[Goal]
Begin with the opening line of the records and extract each line through the one holding "clip_on=False, zorder=5, solid_capstyle='butt')"; pictures are not part of the copy.

[Exercise inputs]
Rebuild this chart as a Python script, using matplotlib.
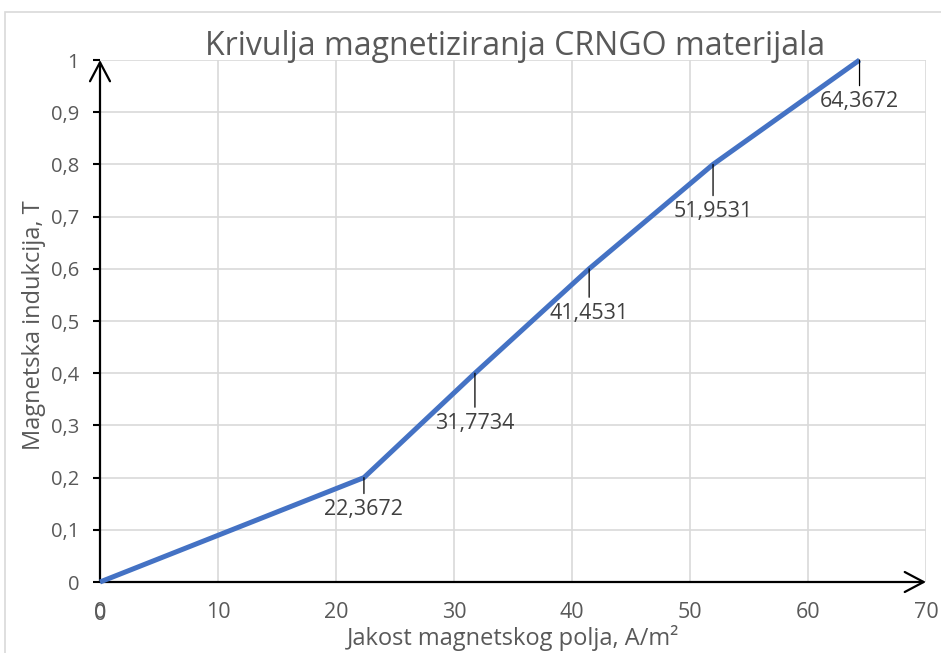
import matplotlib
matplotlib.use('Agg')
import matplotlib.pyplot as plt
from matplotlib.patches import Rectangle
from matplotlib.ticker import FuncFormatter

plt.rcParams['font.family'] = ['Open Sans', 'DejaVu Sans']

# podaci: jakost polja H (A/m^2) i indukcija B (T)
H = [0, 22.3672, 31.7734, 41.4531, 51.9531, 64.3672]
B = [0, 0.2, 0.4, 0.6, 0.8, 1.0]
labeled = [1, 2, 3, 4, 5]
label_drop = [27, 40, 36, 38, 34]  # pomak natpisa ispod tocke (pt)

title = 'Krivulja magnetiziranja CRNGO materijala'
xlabel = 'Jakost magnetskog polja, A/m²'
ylabel = 'Magnetska indukcija, T'

grey = '#595959'
dark = '#404040'

fig = plt.figure(figsize=(9.41, 6.53), dpi=100)
ax = fig.add_axes([100/941, 1-582/653, 826/941, 522/653])

# okvir grafikona
fig.patches.append(Rectangle((5/941, -0.1), 1.2, 1-12/653+0.1, transform=fig.transFigure,
                             fill=False, edgecolor='#D9D9D9', lw=1.2))

ax.set_xlim(0, 70)
ax.set_ylim(0, 1)
ax.set_xticks(range(0, 71, 10))
ax.set_yticks([i/10 for i in range(11)])
ax.grid(True, color='#D9D9D9', lw=1.2)
ax.set_axisbelow(True)
for s in ax.spines.values():
    s.set_visible(False)

comma = FuncFormatter(lambda v, p: ('%g' % round(v, 2)).replace('.', ','))
ax.xaxis.set_major_formatter(comma)
ax.yaxis.set_major_formatter(comma)
ax.tick_params(axis='y', length=5, width=1.5, color='black', labelsize=14.5, labelcolor=grey, pad=10)
ax.tick_params(axis='x', which='major', length=0, labelsize=15.5, labelcolor=grey, pad=14.5)
ax.set_xticks([0], minor=True)
ax.tick_params(axis='x', which='minor', length=11, width=1.5, color='black')

# strelice osi
arr = dict(arrowstyle='->,head_length=0.68,head_width=0.36', lw=1.6, color='black',
           shrinkA=0, shrinkB=0, mutation_scale=20)
ax.annotate('', xy=(1, 0), xytext=(0, 0), xycoords='axes fraction', arrowprops=arr, annotation_clip=False)
ax.annotate('', xy=(0, 1), xytext=(0, 0), xycoords='axes fraction', arrowprops=arr, annotation_clip=False)

ax.plot(H, B, color='#4472C4', lw=3.6, clip_on=False, zorder=5, solid_capstyle='butt')

for i, d in zip(labeled, label_drop):
    ax.annotate(('%.4f' % H[i]).replace('.', ','), xy=(H[i], B[i]), xytext=(0, -d),
                textcoords='offset points', ha='center', va='baseline', fontsize=15.5, color=dark,
                arrowprops=dict(arrowstyle='-', color='black', lw=0.9, shrinkA=2, shrinkB=0),
                annotation_clip=False, zorder=6)

# dvostruka nula na ishodistu
ax.annotate('0', xy=(0, 0), xytext=(0, -16), textcoords='offset points', ha='center',
            va='top', fontsize=15.5, color=grey)

fig.text(515/941, 1-55/653, title, ha='center', va='baseline', fontsize=23, color=grey)
fig.text(513/941, 1-645/653, xlabel, ha='center', va='baseline', fontsize=17, color=grey)
fig.text(40/941, 1-325/653, ylabel, ha='center', va='baseline', rotation=90,
         rotation_mode='anchor', fontsize=17, color=grey)

fig.savefig('out.png', dpi=100)
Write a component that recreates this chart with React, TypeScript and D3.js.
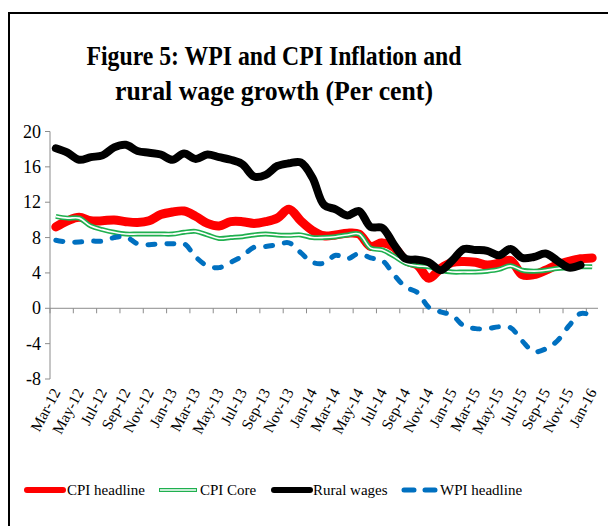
import { select, scaleBand, scaleLinear, line, curveCatmullRom } from "d3";
import { useRef, useEffect } from "react";

// months on the category axis, Mar-12 .. Jan-16
const months = [
  "Mar-12", "Apr-12", "May-12", "Jun-12", "Jul-12", "Aug-12", "Sep-12", "Oct-12", "Nov-12", "Dec-12",
  "Jan-13", "Feb-13", "Mar-13", "Apr-13", "May-13", "Jun-13", "Jul-13", "Aug-13", "Sep-13", "Oct-13", "Nov-13", "Dec-13",
  "Jan-14", "Feb-14", "Mar-14", "Apr-14", "May-14", "Jun-14", "Jul-14", "Aug-14", "Sep-14", "Oct-14", "Nov-14", "Dec-14",
  "Jan-15", "Feb-15", "Mar-15", "Apr-15", "May-15", "Jun-15", "Jul-15", "Aug-15", "Sep-15", "Oct-15", "Nov-15", "Dec-15",
  "Jan-16",
];

const cpiHeadline = [
  9.2, 9.9, 10.3, 9.9, 9.9, 10.0, 9.8, 9.7, 9.9, 10.6,
  10.9, 11.0, 10.4, 9.6, 9.3, 9.8, 9.8, 9.6, 9.8, 10.2, 11.2, 9.9,
  8.8, 8.2, 8.3, 8.5, 8.4, 7.0, 7.4, 6.9, 5.4, 4.9, 3.4, 4.5,
  5.2, 5.3, 5.2, 4.9, 5.1, 5.4, 3.8, 3.8, 4.3, 4.9, 5.3, 5.6,
  5.7,
];

const cpiCore = [
  10.4, 10.2, 10.2, 9.3, 8.9, 8.6, 8.4, 8.4, 8.4, 8.4,
  8.4, 8.6, 8.7, 8.3, 7.9, 8.0, 8.1, 8.3, 8.4, 8.3, 8.25, 8.3,
  8.0, 8.0, 8.1, 8.3, 8.4, 6.8, 6.6, 5.9, 5.1, 4.8, 4.7, 4.3,
  4.1, 4.1, 4.1, 4.2, 4.4, 4.8, 4.3, 4.2, 4.3, 4.5, 4.6, 4.7,
  4.7,
];

// rural wages stops at Dec-15
const ruralWages = [
  18.1, 17.6, 16.8, 17.1, 17.3, 18.2, 18.5, 17.8, 17.6, 17.4,
  16.8, 17.5, 16.9, 17.4, 17.1, 16.8, 16.3, 14.9, 15.1, 16.1, 16.4, 16.5,
  14.8, 11.7, 11.2, 10.5, 11.0, 9.2, 9.1, 7.2, 5.6, 5.5, 5.2, 4.3,
  5.4, 6.7, 6.6, 6.5, 6.0, 6.7, 5.7, 5.8, 6.2, 5.4, 4.6, 4.9,
];

const wpiHeadline = [
  7.7, 7.5, 7.5, 7.6, 7.6, 8.0, 8.1, 7.3, 7.2, 7.3,
  7.3, 7.3, 5.8, 4.8, 4.6, 5.2, 5.9, 6.9, 7.0, 7.2, 7.4, 6.3,
  5.2, 5.1, 6.0, 5.6, 6.2, 5.7, 5.4, 3.8, 2.4, 1.8, 0.1, -0.4,
  -0.8, -2.0, -2.3, -2.3, -2.1, -2.2, -3.7, -4.9, -4.6, -3.7, -2.0, -0.6,
  -0.8,
];

const yTicks = [20, 16, 12, 8, 4, 0, -4, -8];

const W = 608;
const H = 526;
const serif = "'Liberation Serif', 'Times New Roman', serif";

const App = () => {
  const svgRef = useRef<SVGSVGElement>(null);

  useEffect(() => {
    const svg = select(svgRef.current);
    svg.selectAll("*").remove();

    // outer frame (runs off the right and bottom edge)
    svg
      .append("rect")
      .attr("x", 9)
      .attr("y", 13)
      .attr("width", 640)
      .attr("height", 560)
      .attr("fill", "white")
      .attr("stroke", "black")
      .attr("stroke-width", 2);

    // title - glyphs are taller than the width allows, so squeeze it
    const titleLine = (ty: number, s: string, len: number) =>
      svg
        .append("text")
        .attr("x", 274 - len / 2)
        .attr("y", ty)
        .attr("font-family", serif)
        .attr("font-weight", "bold")
        .attr("font-size", 28)
        .attr("textLength", len)
        .attr("lengthAdjust", "spacingAndGlyphs")
        .text(s);
    titleLine(65, "Figure 5: WPI and CPI Inflation and", 375);
    titleLine(100, "rural wage growth (Per  cent)", 318);

    const x = scaleBand<string>().domain(months).range([50, 598]).padding(0);
    const y = scaleLinear().domain([-8, 20]).range([379, 131.5]);
    const cx = (i: number) => (x(months[i]) as number) + x.bandwidth() / 2;

    const axisColor = "#8c8c8c";

    // y axis
    svg
      .append("line")
      .attr("x1", 50)
      .attr("x2", 50)
      .attr("y1", y(20))
      .attr("y2", y(-8))
      .attr("stroke", axisColor);
    yTicks.forEach((t) => {
      svg
        .append("line")
        .attr("x1", 45)
        .attr("x2", 50)
        .attr("y1", y(t))
        .attr("y2", y(t))
        .attr("stroke", axisColor);
      svg
        .append("text")
        .attr("x", 41)
        .attr("y", y(t) + 6)
        .attr("text-anchor", "end")
        .attr("font-family", serif)
        .attr("font-size", 18)
        .text(t.toString());
    });

    // x axis sits on zero
    svg
      .append("line")
      .attr("x1", 50)
      .attr("x2", 598)
      .attr("y1", y(0))
      .attr("y2", y(0))
      .attr("stroke", axisColor);

    months.forEach((m, i) => {
      if (i % 2 !== 0) return;
      const x0 = x(m) as number;
      svg
        .append("line")
        .attr("x1", x0)
        .attr("x2", x0)
        .attr("y1", y(0))
        .attr("y2", y(0) + 5)
        .attr("stroke", axisColor);
      svg
        .append("text")
        .attr("transform", `translate(${cx(i) + 5},${392}) rotate(-62)`)
        .attr("text-anchor", "end")
        .attr("font-family", serif)
        .attr("font-size", 15.5)
        .text(m);
    });

    // lines
    const path = line<number>()
      .x((d, i) => cx(i))
      .y((d) => y(d))
      .curve(curveCatmullRom);

    svg
      .append("path")
      .datum(cpiHeadline)
      .attr("d", path)
      .attr("fill", "none")
      .attr("stroke", "#ff0000")
      .attr("stroke-width", 9)
      .attr("stroke-linecap", "round")
      .attr("stroke-linejoin", "round");

    // double line for core
    svg
      .append("path")
      .datum(cpiCore)
      .attr("d", path)
      .attr("fill", "none")
      .attr("stroke", "#1fb04f")
      .attr("stroke-width", 5)
      .attr("stroke-linejoin", "round");
    svg
      .append("path")
      .datum(cpiCore)
      .attr("d", path)
      .attr("fill", "none")
      .attr("stroke", "white")
      .attr("stroke-width", 1.6)
      .attr("stroke-linejoin", "round");

    svg
      .append("path")
      .datum(ruralWages)
      .attr("d", path)
      .attr("fill", "none")
      .attr("stroke", "black")
      .attr("stroke-width", 8)
      .attr("stroke-linecap", "round")
      .attr("stroke-linejoin", "round");

    svg
      .append("path")
      .datum(wpiHeadline)
      .attr("d", path)
      .attr("fill", "none")
      .attr("stroke", "#0070c0")
      .attr("stroke-width", 5)
      .attr("stroke-dasharray", "7 12")
      .attr("stroke-linecap", "round");

    // legend
    const ly = 490;
    const legendText = (lx: number, s: string) =>
      svg
        .append("text")
        .attr("x", lx)
        .attr("y", ly + 5)
        .attr("font-family", serif)
        .attr("font-size", 15)
        .text(s);

    svg.append("line").attr("x1", 27).attr("x2", 63).attr("y1", ly).attr("y2", ly)
      .attr("stroke", "#ff0000").attr("stroke-width", 6).attr("stroke-linecap", "round");
    legendText(67, "CPI headline");

    svg.append("line").attr("x1", 159).attr("x2", 197).attr("y1", ly).attr("y2", ly)
      .attr("stroke", "#1fb04f").attr("stroke-width", 4);
    svg.append("line").attr("x1", 160).attr("x2", 196).attr("y1", ly).attr("y2", ly)
      .attr("stroke", "white").attr("stroke-width", 1.4);
    legendText(200, "CPI Core");

    svg.append("line").attr("x1", 274).attr("x2", 310).attr("y1", ly).attr("y2", ly)
      .attr("stroke", "black").attr("stroke-width", 6).attr("stroke-linecap", "round");
    legendText(313, "Rural wages");

    svg.append("line").attr("x1", 404).attr("x2", 436).attr("y1", ly).attr("y2", ly)
      .attr("stroke", "#0070c0").attr("stroke-width", 5).attr("stroke-linecap", "round")
      .attr("stroke-dasharray", "10 11");
    legendText(440, "WPI headline");
  }, []);

  return (
    <div style={{ position: "absolute", left: 0, top: 0 }}>
      <svg ref={svgRef} width={W} height={H} style={{ display: "block" }}></svg>
    </div>
  );
};

export default App;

[Problem solution]
Rebuild this chart as a Python script, using matplotlib.
import matplotlib
matplotlib.use('Agg')
import matplotlib.pyplot as plt
from matplotlib.patches import Rectangle
from matplotlib.ticker import FuncFormatter

plt.rcParams['font.family'] = ['Open Sans', 'DejaVu Sans']

# podaci: jakost polja H (A/m^2) i indukcija B (T)
H = [0, 22.3672, 31.7734, 41.4531, 51.9531, 64.3672]
B = [0, 0.2, 0.4, 0.6, 0.8, 1.0]
labeled = [1, 2, 3, 4, 5]
label_drop = [27, 40, 36, 38, 34]  # pomak natpisa ispod tocke (pt)

title = 'Krivulja magnetiziranja CRNGO materijala'
xlabel = 'Jakost magnetskog polja, A/m²'
ylabel = 'Magnetska indukcija, T'

grey = '#595959'
dark = '#404040'

fig = plt.figure(figsize=(9.41, 6.53), dpi=100)
ax = fig.add_axes([100/941, 1-582/653, 826/941, 522/653])

# okvir grafikona
fig.patches.append(Rectangle((5/941, -0.1), 1.2, 1-12/653+0.1, transform=fig.transFigure,
                             fill=False, edgecolor='#D9D9D9', lw=1.2))

ax.set_xlim(0, 70)
ax.set_ylim(0, 1)
ax.set_xticks(range(0, 71, 10))
ax.set_yticks([i/10 for i in range(11)])
ax.grid(True, color='#D9D9D9', lw=1.2)
ax.set_axisbelow(True)
for s in ax.spines.values():
    s.set_visible(False)

comma = FuncFormatter(lambda v, p: ('%g' % round(v, 2)).replace('.', ','))
ax.xaxis.set_major_formatter(comma)
ax.yaxis.set_major_formatter(comma)
ax.tick_params(axis='y', length=5, width=1.5, color='black', labelsize=14.5, labelcolor=grey, pad=10)
ax.tick_params(axis='x', which='major', length=0, labelsize=15.5, labelcolor=grey, pad=14.5)
ax.set_xticks([0], minor=True)
ax.tick_params(axis='x', which='minor', length=11, width=1.5, color='black')

# strelice osi
arr = dict(arrowstyle='->,head_length=0.68,head_width=0.36', lw=1.6, color='black',
           shrinkA=0, shrinkB=0, mutation_scale=20)
ax.annotate('', xy=(1, 0), xytext=(0, 0), xycoords='axes fraction', arrowprops=arr, annotation_clip=False)
ax.annotate('', xy=(0, 1), xytext=(0, 0), xycoords='axes fraction', arrowprops=arr, annotation_clip=False)

ax.plot(H, B, color='#4472C4', lw=3.6, clip_on=False, zorder=5, solid_capstyle='butt')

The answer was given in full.